Raise your hand if you like cake. Okay, everyone can put your hands down. Southpaw is the cinematic equivalent of cake. It’s pretty to look at, it’s satisfying to eat but it lacks any real substance. But, like most of you, I too enjoy cake; which is why you should check this out in theaters.

It’s appropriate to see how “Southpaw” stacks up against other timeless boxing classics. For starters, it checked all the mandatory albeit cliché boxes:

  • Romance? Check.
  • Down on his luck fighter? Check.
  • Languishing career full of unsavory characters? Check.
  • Triumphant return to the ring? Check.
  • Unlikely victory against an “unbeatable” opponent? Check.

Trust me when I tell you, you’ve seen this film before. At this point it’s just a couple of pugilists beating a dead plot.

Early in the film I had a feeling that we were going to see a lot of the same tired plot lines. It’s rare for a big budget boxing film to break from the traditional line. I had hoped that maybe, just maybe this would be the boxing film that doesn’t come to a neat conclusion. I was wrong, and disappointed.

I will pretty much guarantee that in six month’s time, no one is going to be talking about this film. It probably won’t win any Oscars and will be forgotten like so many other boxing films. Ever heard of “Against the Ropes” or “Resurrecting the Champ?” Didn’t think so. This film doesn’t set itself apart from any other boxing films in any significant way. Jake Gyllenhaal was good, not great and Whitaker put up a lackadaisical performance as a semi-retired boxing trainer. They didn’t introduce anything that we haven’t seen before.

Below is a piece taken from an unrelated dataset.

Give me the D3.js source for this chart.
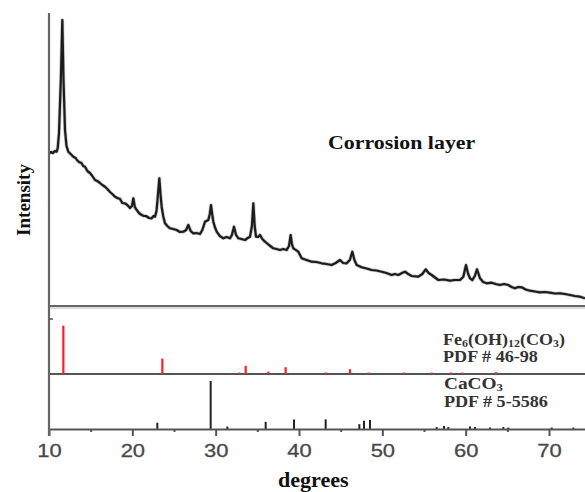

Finally, I wanted to address perhaps the most annoying part of the whole film for me; the title. With a name like “Southpaw” at the very least you’d expect a left-handed fighter. That’s what Southpaw means. Instead what you got what Gyllenhaal standing orthodox the entire film. At some point late in the film Forest Whitaker’s character tells him to move his left leg in front on a combo. It’s completely misleading, the title implies that we may see something we haven’t seen before. The name “Southpaw” implies that something unpredictable may happen. Unfortunately, the movie was very predictable. It came at the same angle and ended the classic way.

But then why would someone like me, an avid boxing fan, recommend such a film? There’s something romantic about boxing films. They capture the everyman who could be any one of us. Just a person with a dream. The cinematography was great and the story kept me on the edge of my seat. The conclusion was exciting. I was filled with anxiety when the final decision came down. See it on the big screen if you can it’s worth the time and money.